I'm working on building a keyboard, and some of the firmware runs on a wireless module programmed in C. I'm trying to roll my own debounce algorithm, and could use some help. Essentially, here's how the code is layed out:

#define DEBOUNCE 5 - this value could be anything from 1(inadvisable, not really a debounce) to infinity (also inadvisable, for obvious reasons). I'm debouncing 32 buttons with this, so I next create an array of 32-bit ints using:

static uint32_t key_integration[DEBOUNCE];

On each scan of the inputs (1KHz poll rate), I move the second-to-last item of the array to the last, the 3rd-to-last to the 2nd-to-last, etc, etc, until I finally input the raw scan of the keys into the 0th array item. (Side question: easier way to do this than just iterating a loop from 0 to DEBOUNCE-2? If I had a (32*DEBOUNCE)-bit integer, I would just use bitwise shifting, but... anyway.)

Now the tricky part with which I'm having difficulty: Comparing the array results to the current (debounced) key state. Essentially, if bit X of the key_integration int is 1 is all of the arrays, I want to XOR it with the current (debounced) key state to see if it's changed. If every bit X of the key_integration int is 0 over all the arrays, I want to the do the same. If bit X is scattered 1 and 0 accross the arrays, then it's still debouncing and doesn't need to be compared.

I'm currently confused on how to compare the key_integration array with the debounced key state int. I would really appreciate advice on how to either A) Compare them, or B) Refactor the code to accomplish the same result in a simpler way. I'm definitely not in a position to believe that what I've thought up is the best way to do it.

Answer 1

You can fairly easily calculate masks of which keys have been always zero or always one, (pseudo code)

alwaysZ = -1
alwaysO = -1
for (int i = 0; i < DEBOUNCE; i++)
    alwaysZ &= ~keys[i]
    alwaysO &= keys[i]

With that it is very simple to determine which keys have stayed the same (but in either polarity): stable = alwaysZ | alwaysO

Though this requires recomputation at every polling moment, which can be avoided. Clearly the bit stable[i] would be set iff the number of times the i'th bit was set is either 0 or DEBOUNCE (maybe DEBOUNCE - 1, depending on what you define that constant to mean, but the point is it will be either 0 or "everything"). So here's an alternative: keep an array of counts, that counts for each button how many times it was found to be in the down state over the whole debounce window. Add one to each currently pressed button, subtract one from each button that was pressed DEBOUNCE steps into the past.
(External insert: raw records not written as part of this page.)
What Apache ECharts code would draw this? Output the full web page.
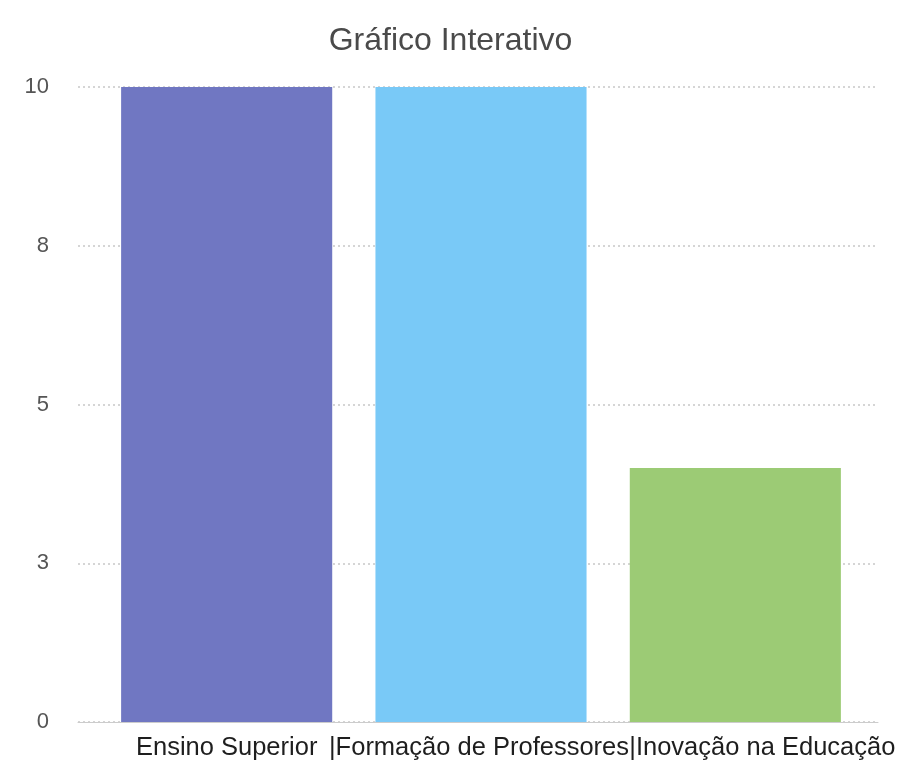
<!DOCTYPE html>
<html>
<head>
<meta charset="utf-8">
<script src="https://cdn.jsdelivr.net/npm/echarts@6/dist/echarts.min.js"></script>
<style>html,body{margin:0;padding:0;background:#fff}#c{width:901px;height:760px}</style>
</head>
<body>
<div id="c"></div>
<script>
const titleText = 'Gráfico Interativo';
const categories = ['Ensino Superior', 'Formação de Professores', 'Inovação na Educação'];
const values = [10, 10, 4];
const barColors = ['#7077C2', '#79C9F7', '#9CCB75'];
const yTicks = [0, 2.5, 5, 7.5, 10];

const FONT = '"Liberation Sans", Arial, Helvetica, sans-serif';
const chart = echarts.init(document.getElementById('c'), null, {renderer: 'canvas'});
chart.setOption({
  animation: false,
  backgroundColor: '#ffffff',
  title: {
    text: titleText, left: 'center', top: 20,
    textStyle: {fontFamily: FONT, fontSize: 32, fontWeight: 'normal', color: '#4a4a4a'}
  },
  grid: [
    {left: 78, right: 23, top: 87, bottom: 38, outerBoundsMode: 'none', containLabel: false},
    {left: 99.5, right: 38.5, top: 87, bottom: 38, outerBoundsMode: 'none', containLabel: false}
  ],
  xAxis: [
    {
      type: 'category', gridIndex: 0, data: categories,
      axisLine: {show: true, lineStyle: {color: '#ccc', width: 1}},
      axisTick: {show: false}, axisLabel: {show: false}, splitLine: {show: false}
    },
    {
      type: 'category', gridIndex: 1, data: categories,
      axisLine: {show: false}, axisTick: {show: false},
      axisLabel: {
        interval: 0, margin: 13,
        fontFamily: FONT, fontSize: 25.5, color: '#1e1e1e',
        formatter: function (v, i) {
          if (i === 0) return '{a|' + v + '}';
          if (i === 1) return '{b||' + v + '}';
          return '{c||' + v + '}';
        },
        rich: {
          a: {fontFamily: FONT, fontSize: 25.5, color: '#1e1e1e', padding: [0, 0, 0, 0]},
          b: {fontFamily: FONT, fontSize: 25.5, color: '#1e1e1e', padding: [0, 4, 0, 0]},
          c: {fontFamily: FONT, fontSize: 25.5, color: '#1e1e1e', padding: [0, 0, 0, 54]}
        }
      }
    }
  ],
  yAxis: [
    {
      type: 'value', gridIndex: 0, min: 0, max: 10, interval: 2.5,
      axisLine: {show: false}, axisTick: {show: false},
      axisLabel: {
        margin: 29, fontFamily: FONT, fontSize: 22, color: '#555',
        formatter: function (v) { return String(Math.round(v)); }
      },
      splitLine: {show: true, lineStyle: {color: '#c8c8c8', type: [2, 3], width: 1.5}}
    },
    {
      type: 'value', gridIndex: 1, min: 0, max: 10, interval: 2.5, show: false,
      splitLine: {show: false}
    }
  ],
  series: [{
    type: 'bar', xAxisIndex: 1, yAxisIndex: 1,
    barWidth: '83%',
    data: values.map((v, i) => ({value: v, itemStyle: {color: barColors[i]}}))
  }]
});
</script>
</body>
</html>
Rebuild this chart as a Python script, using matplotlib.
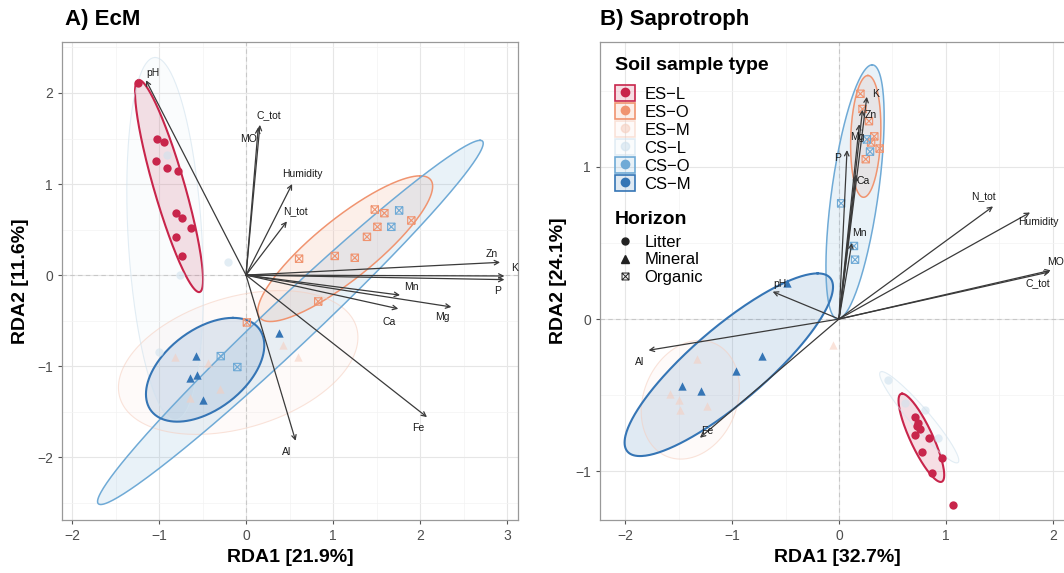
import matplotlib.pyplot as plt
import numpy as np
from matplotlib.lines import Line2D
from matplotlib.patches import Patch
from matplotlib.path import Path
from matplotlib.legend_handler import HandlerTuple
from matplotlib.ticker import MultipleLocator

plt.rcParams['font.family'] = ['Liberation Sans', 'DejaVu Sans']

# groups and colours
groups = ["ES-L", "ES-O", "ES-M", "CS-L", "CS-O", "CS-M"]
colors = ["#C8254B", "#F09470", "#F6CDBD", "#D0E2EE", "#6FAAD6", "#3575B5"]
horizons = ["Litter", "Mineral", "Organic"]

# ---- A) EcM ----
ecm_x = {
    "ES-L": [-1.24, -1.02, -0.94, -1.03, -0.91, -0.78, -0.80, -0.74, -0.63, -0.80, -0.74],
    "ES-O": [1.48, 1.59, 1.90, 1.51, 1.39, 1.02, 1.25, 0.61, 0.83, 0.01],
    "ES-M": [-0.44, -0.64, -0.82, 0.60, 0.43, -0.30],
    "CS-L": [-0.91, -0.21, -0.76, -1.00],
    "CS-O": [1.76, 1.67, -0.29, -0.10],
    "CS-M": [-0.57, -0.64, -0.56, -0.49, 0.38],
}
ecm_y = {
    "ES-L": [2.11, 1.49, 1.46, 1.25, 1.18, 1.14, 0.68, 0.63, 0.52, 0.42, 0.21],
    "ES-O": [0.72, 0.68, 0.60, 0.53, 0.42, 0.21, 0.19, 0.18, -0.29, -0.52],
    "ES-M": [-0.97, -1.35, -0.90, -0.90, -0.77, -1.25],
    "CS-L": [1.32, 0.14, 0.00, -0.85],
    "CS-O": [0.71, 0.53, -0.89, -1.01],
    "CS-M": [-0.89, -1.13, -1.10, -1.37, -0.64],
}
# ellipse: centre, conjugate semi-diameters u and v
ecm_ell_c = {"ES-L": (-0.885, 0.978), "ES-O": (1.14, 0.29), "ES-M": (-0.09, -0.96),
             "CS-L": (-0.93, 0.40), "CS-O": (0.51, -0.52), "CS-M": (-0.47, -1.04)}
ecm_ell_u = {"ES-L": (-0.345, 1.165), "ES-O": (0.86, 0.80), "ES-M": (0.48, 0.79),
             "CS-L": (-0.115, 1.99), "CS-O": (2.18, 2.0), "CS-M": (0.32, 0.57)}
ecm_ell_v = {"ES-L": (0.184, 0), "ES-O": (0.52, 0), "ES-M": (1.29, 0),
             "CS-L": (0.425, 0), "CS-O": (0.40, 0), "CS-M": (0.60, 0)}

ecm_vars = ["pH", "C_tot", "MO", "Humidity", "N_tot", "Zn", "K", "P", "Mn", "Mg", "Ca", "Fe", "Al"]
ecm_ax = [-1.15, 0.16, 0.14, 0.53, 0.47, 2.92, 2.97, 2.97, 1.77, 2.36, 1.75, 2.08, 0.57]
ecm_ay = [2.14, 1.65, 1.62, 1.00, 0.59, 0.14, -0.01, -0.05, -0.22, -0.35, -0.37, -1.56, -1.82]

# ---- B) Saprotroph ----
sap_x = {
    "ES-L": [0.71, 0.74, 0.76, 0.71, 0.84, 0.78, 0.96, 0.87, 1.07, 0.73],
    "ES-O": [0.20, 0.22, 0.28, 0.33, 0.38, 0.25, 0.30],
    "ES-M": [-1.50, -1.49, -1.23, -1.33, -1.58, -0.06],
    "CS-L": [0.46, 0.93, 0.62, 0.80],
    "CS-O": [0.26, 0.29, 0.02, 0.14, 0.15],
    "CS-M": [-1.47, -1.29, -0.96, -0.72, -0.49],
}
sap_y = {
    "ES-L": [-0.645, -0.68, -0.72, -0.76, -0.78, -0.875, -0.915, -1.01, -1.22, -0.70],
    "ES-O": [1.48, 1.38, 1.30, 1.20, 1.12, 1.05, 1.16],
    "ES-M": [-0.53, -0.60, -0.57, -0.26, -0.49, -0.17],
    "CS-L": [-0.40, -0.78, -0.55, -0.60],
    "CS-O": [1.18, 1.10, 0.76, 0.48, 0.39],
    "CS-M": [-0.44, -0.47, -0.34, -0.24, 0.24],
}
sap_ell_c = {"ES-L": (0.77, -0.78), "ES-O": (0.25, 1.20), "ES-M": (-1.39, -0.53),
             "CS-L": (0.75, -0.645), "CS-O": (0.15, 0.835), "CS-M": (-1.03, -0.30)}
sap_ell_u = {"ES-L": (-0.18, 0.29), "ES-O": (0.02, 0.40), "ES-M": (0.09, 0.39),
             "CS-L": (-0.35, 0.30), "CS-O": (0.16, 0.835), "CS-M": (0.83, 0.60)}
sap_ell_v = {"ES-L": (0.115, 0), "ES-O": (0.14, 0), "ES-M": (0.45, 0),
             "CS-L": (0.12, 0), "CS-O": (0.22, 0), "CS-M": (0.51, 0)}

sap_vars = ["K", "Zn", "Mg", "P", "Ca", "Mn", "N_tot", "Humidity", "MO", "C_tot", "pH", "Al", "Fe"]
sap_ax = [0.26, 0.22, 0.19, 0.075, 0.16, 0.12, 1.44, 1.786, 1.98, 1.97, -0.62, -1.78, -1.30]
sap_ay = [1.46, 1.375, 1.28, 1.11, 0.95, 0.50, 0.74, 0.70, 0.32, 0.31, 0.18, -0.205, -0.78]

# label offsets in pixels from arrow tips
ecm_lab_off = {"pH": (7, 7), "C_tot": (9, 10), "MO": (-10, -11), "Humidity": (10, 10),
               "N_tot": (9, 10), "Zn": (-8, 8), "K": (10, 8), "P": (-7, -11), "Mn": (11, 8),
               "Mg": (-9, -10), "Ca": (-9, -13), "Fe": (-9, -11), "Al": (-9, -11)}
sap_lab_off = {"K": (9, 3), "Zn": (8, -5), "Mg": (-2, -13), "P": (-9, -8), "Ca": (7, -7),
               "Mn": (8, 10), "N_tot": (-10, 10), "Humidity": (8, -10), "MO": (5, 8),
               "C_tot": (-12, -11), "pH": (7, 8), "Al": (-9, -12), "Fe": (7, 7)}

# square with a cross (organic horizon)
boxx = Path([(-1, -1), (1, -1), (1, 1), (-1, 1), (-1, -1), (-1, -1), (1, 1), (-1, 1), (1, -1)],
            [Path.MOVETO, Path.LINETO, Path.LINETO, Path.LINETO, Path.CLOSEPOLY,
             Path.MOVETO, Path.LINETO, Path.MOVETO, Path.LINETO])
marker_of = {"L": "o", "M": "^", "O": boxx}
edge_lw = {"ES-L": 1.5, "ES-O": 1.1, "ES-M": 0.8, "CS-L": 0.8, "CS-O": 1.1, "CS-M": 1.5}
faint = {"ES-M": 0.55, "CS-L": 0.6}


def draw_panel(ax, px, py, ec, eu, ev, vars_, axs, ays, offs):
    t = np.linspace(0, 2 * np.pi, 300)
    for g, col in zip(groups, colors):
        c, u, v = ec[g], eu[g], ev[g]
        xs = c[0] + u[0] * np.cos(t) + v[0] * np.sin(t)
        ys = c[1] + u[1] * np.cos(t) + v[1] * np.sin(t)
        a = faint.get(g, 1.0)
        ax.fill(xs, ys, color=col, alpha=0.15 * a, lw=0, zorder=2)
        ax.plot(xs, ys, color=col, lw=edge_lw[g], alpha=a, zorder=3)
    for g, col in zip(groups, colors):
        m = marker_of[g[-1]]
        a = faint.get(g, 1.0)
        if g[-1] == "O":
            ax.scatter(px[g], py[g], marker=m, s=28, facecolors='none',
                       edgecolors=col, linewidths=0.8, alpha=a, zorder=4)
        else:
            ax.scatter(px[g], py[g], marker=m, s=36, color=col, lw=0, alpha=a, zorder=4)
    for name, x, y in zip(vars_, axs, ays):
        ax.annotate('', xy=(x, y), xytext=(0, 0),
                    arrowprops=dict(arrowstyle='->', color='#3a3a3a', lw=0.9,
                                    shrinkA=0, shrinkB=0, mutation_scale=8), zorder=5)
        ax.annotate(name, xy=(x, y), xytext=offs[name], textcoords='offset pixels',
                    ha='center', va='center', fontsize=7.5, color='#1a1a1a', zorder=6)
    ax.axhline(0, color='#c8c8c8', lw=0.8, ls=(0, (4, 3)), zorder=1)
    ax.axvline(0, color='#c8c8c8', lw=0.8, ls=(0, (4, 3)), zorder=1)
    ax.xaxis.set_major_locator(MultipleLocator(1))
    ax.yaxis.set_major_locator(MultipleLocator(1))
    ax.xaxis.set_minor_locator(MultipleLocator(0.5))
    ax.yaxis.set_minor_locator(MultipleLocator(0.5))
    ax.grid(which='major', color='#e6e6e6', lw=0.8, zorder=0)
    ax.grid(which='minor', color='#f3f3f3', lw=0.5, zorder=0)
    ax.set_axisbelow(True)
    ax.tick_params(which='major', length=3, color='#555555', labelsize=10, labelcolor='#4d4d4d')
    ax.tick_params(which='minor', length=0)
    for s in ax.spines.values():
        s.set_color('#999999')
        s.set_linewidth(0.9)


W, H = 1064, 573
fig = plt.figure(figsize=(W / 100, H / 100), dpi=100)

ax1 = fig.add_axes([62 / W, 1 - 520 / H, 456 / W, 478 / H])
draw_panel(ax1, ecm_x, ecm_y, ecm_ell_c, ecm_ell_u, ecm_ell_v, ecm_vars, ecm_ax, ecm_ay, ecm_lab_off)
ax1.set_xlim(-2.115, 3.126)
ax1.set_ylim(-2.69, 2.56)
ax1.set_xlabel('RDA1 [21.9%]', fontsize=14, fontweight='bold', labelpad=4)
ax1.set_ylabel('RDA2 [11.6%]', fontsize=14, fontweight='bold', labelpad=6)

ax2 = fig.add_axes([600 / W, 1 - 520 / H, 475 / W, 478 / H])
draw_panel(ax2, sap_x, sap_y, sap_ell_c, sap_ell_u, sap_ell_v, sap_vars, sap_ax, sap_ay, sap_lab_off)
ax2.set_xlim(-2.234, 2.206)
ax2.set_ylim(-1.32, 1.82)
ax2.set_xlabel('RDA1 [32.7%]', fontsize=14, fontweight='bold', labelpad=4)
ax2.set_ylabel('RDA2 [24.1%]', fontsize=14, fontweight='bold', labelpad=6)

fig.text(65 / W, 1 - 20 / H, 'A) EcM', fontsize=16, fontweight='bold', va='center')
fig.text(600 / W, 1 - 20 / H, 'B) Saprotroph', fontsize=16, fontweight='bold', va='center')

# legends
soil_handles = []
for g, col in zip(groups, colors):
    a = faint.get(g, 1.0)
    soil_handles.append((Patch(facecolor=col, alpha=0.15 * a, edgecolor='none'),
                         Patch(facecolor='none', edgecolor=col, lw=1.2, alpha=a),
                         Line2D([], [], ls='none', marker='o', ms=6, color=col, alpha=a)))
leg1 = ax2.legend(soil_handles, [g.replace('-', '\u2212') for g in groups],
                  handler_map={tuple: HandlerTuple(ndivide=1)},
                  title='Soil sample type', loc='upper left', bbox_to_anchor=(0.0, 1.0),
                  fontsize=12, title_fontproperties={'weight': 'bold', 'size': 14},
                  frameon=False, handlelength=1.2, handleheight=1.1, labelspacing=0.08,
                  handletextpad=0.55, alignment='left', borderaxespad=0.5)
leg1._legend_box.sep = 8
ax2.add_artist(leg1)
hor_handles = [Line2D([], [], ls='none', marker='o', ms=5, color='#222222'),
               Line2D([], [], ls='none', marker='^', ms=6, color='#222222'),
               Line2D([], [], ls='none', marker=boxx, ms=5, mfc='none', mec='#222222', mew=0.7)]
leg2 = ax2.legend(hor_handles, horizons, title='Horizon', loc='upper left',
                  bbox_to_anchor=(0.0, 0.678), fontsize=12,
                  title_fontproperties={'weight': 'bold', 'size': 14}, frameon=False,
                  handlelength=1.2, labelspacing=0.15, handletextpad=0.55, alignment='left',
                  borderaxespad=0.5)
leg2._legend_box.sep = 5

fig.savefig('out.png', dpi=100, facecolor='white')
With the array of counts you can tell for each button whether it was stable in constant time, independent of the amount of debouncing. As a down side, you would have to explicitly check every count, whereas with the bitmask you could immediately determine whether any button was stable and then early-exit.

As for the side question, you can use the standard circular buffer technique to avoid moving the data itself, just moving it virtually by adjusting indexes. But this isn't free either, for DEBOUNCE=5 I wouldn't do that. It scales really well to huge debounce values since the overhead is constant. You can usually avoid having actual modulo operations because you're only incrementing an index (so you can increment and go back to 0 if you reached the end), not randomly indexing into the middle of the buffer.